Long gone are the days when the only realistic option of a secured loan involved a ‘traditional mortgage.’ Today there are more bespoke offerings when it comes to property finance than ever before.
Specialist lenders and brokers can arrange sometimes very specialised finance for specific purposes against your home or another property.
There are some fundamental differences to consider too. Whereas a regular mortgage on a property will follow a fairly drawn out process and there are no guarantees of being accepted, other finance options give you an increased number of options. Being ‘made to measure’ also means that they are more likely to accept an application so long as it is fit for purpose.
There is no shortage of lenders and brokers who can provide these property funding options, with many offering a range of options. This includes the likes of bridging and auction finance, self-build and other provisions to get you on the right track of property financing (Source: SPF Loans).
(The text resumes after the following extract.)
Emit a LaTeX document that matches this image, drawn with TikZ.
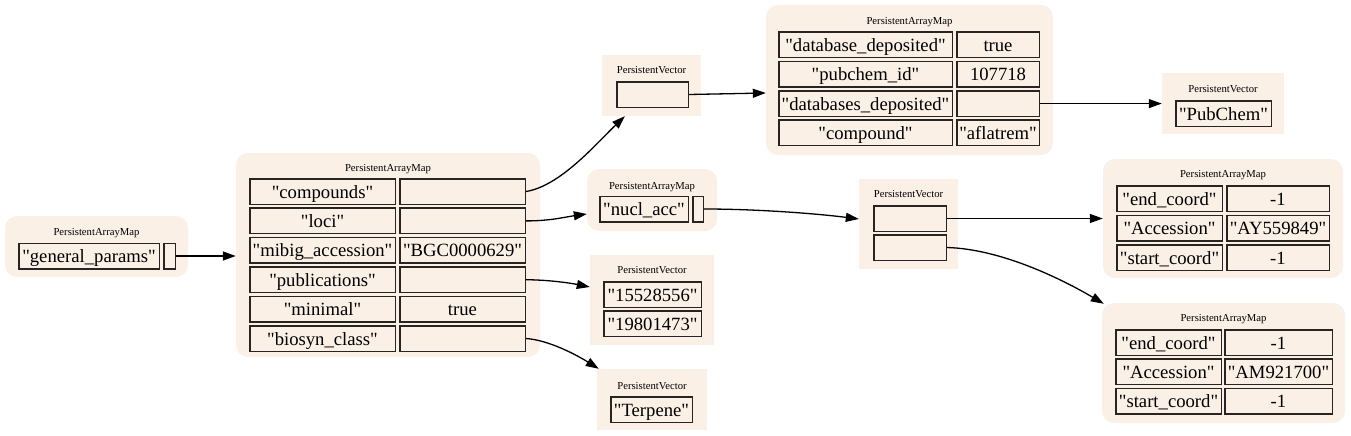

The bridging loan industry has grown massively in the last few years, now being worth around £4 billion in the UK. These loans are a speedy and convenient way to literally ‘bridge the gap’ between property purchases or to tide you over in the short term until a pre-arranged or determined event to repay the loan. This type of loan is applicable and very handy in several cases and property purchases.
A common use of these loans is when a property owner is looking to sell a property to fund the purchase of a new property.
They may have sourced the property they wish to purchase and have found a buyer. However, the purchase falls through at the last minute. Should they not go ahead with their new property’s purchase, they will lose their deposit and the property altogether. They will also lose an opportunity to improve their property portfolio as the new property may well be larger and more valuable.
To still be able to get the property required before another buyer, the proprietor can take out a bridging loan to cover the value of the new property. This loan is secured on the property and once they have purchased the new property, it is simply a matter of selling the first and using that money to pay off the bridging loan.
Any extra charges such as Capital Gains Tax or similar can be paid for by refinancing the new property with a mortgage, completing the bridging loan repayments.
Building one’s own home requires specialist finance that will likely be needed to ensure the build goes ahead; uninterrupted, to plan and to budget.
Unlike other specific property loans, such as bridging loans, because these loans are typically used for a person's primary residence, these self-build loans are deemed Regulated Mortgage Contracts. This means that applicants and borrowers will be more accustomed to the terms and conditions attached to the loan.
A fundamental advantage of these loans is that rather than releasing all the money in one go, the funds are released in stages, corresponding with the stages of the property’s build and the associated phases. This means that the lender doesn’t need to lay out quite as much as with other loans, making this type of financing lower risk. This tends to be reflected in the lower interest on the amounts released at each stage.
The lender will send an assessor to ensure nothing untoward occurs and to ensure that the loan is being used properly and nothing is overspent. Being funded in stages also allows the land and property owner to manage the project more efficiently, as each stage of funding will correspond to another stage of the build and the staged repayment structure makes it a lot more manageable than other loans too.
It is very important that each stage of the build is properly accounted for and nothing is missed. For example, all new builds will require air tightness testing to ensure compliance with Building Regulations; Approved Document Part L (RJ Acoustics).
Mortgages are by no means defunct and can be used in conjunction with bespoke finance options. They are also a great way to tie in refinancing to a property business.
For example, a developer with a large portfolio has all their money tied up in assets but owns a few properties worth £500,000. They are looking to buy another property and may utilise both a bridging loan and a mortgage. Say the second property is worth £600,000, they may use both types of finance.
The second property will likely need to be purchased quickly. Therefore, a bridging loan will cover the £600,000 for the new purchase. The developer will then refinance the property with a traditional mortgage once the purchase is complete, to pay off the total amount of the bridging loan.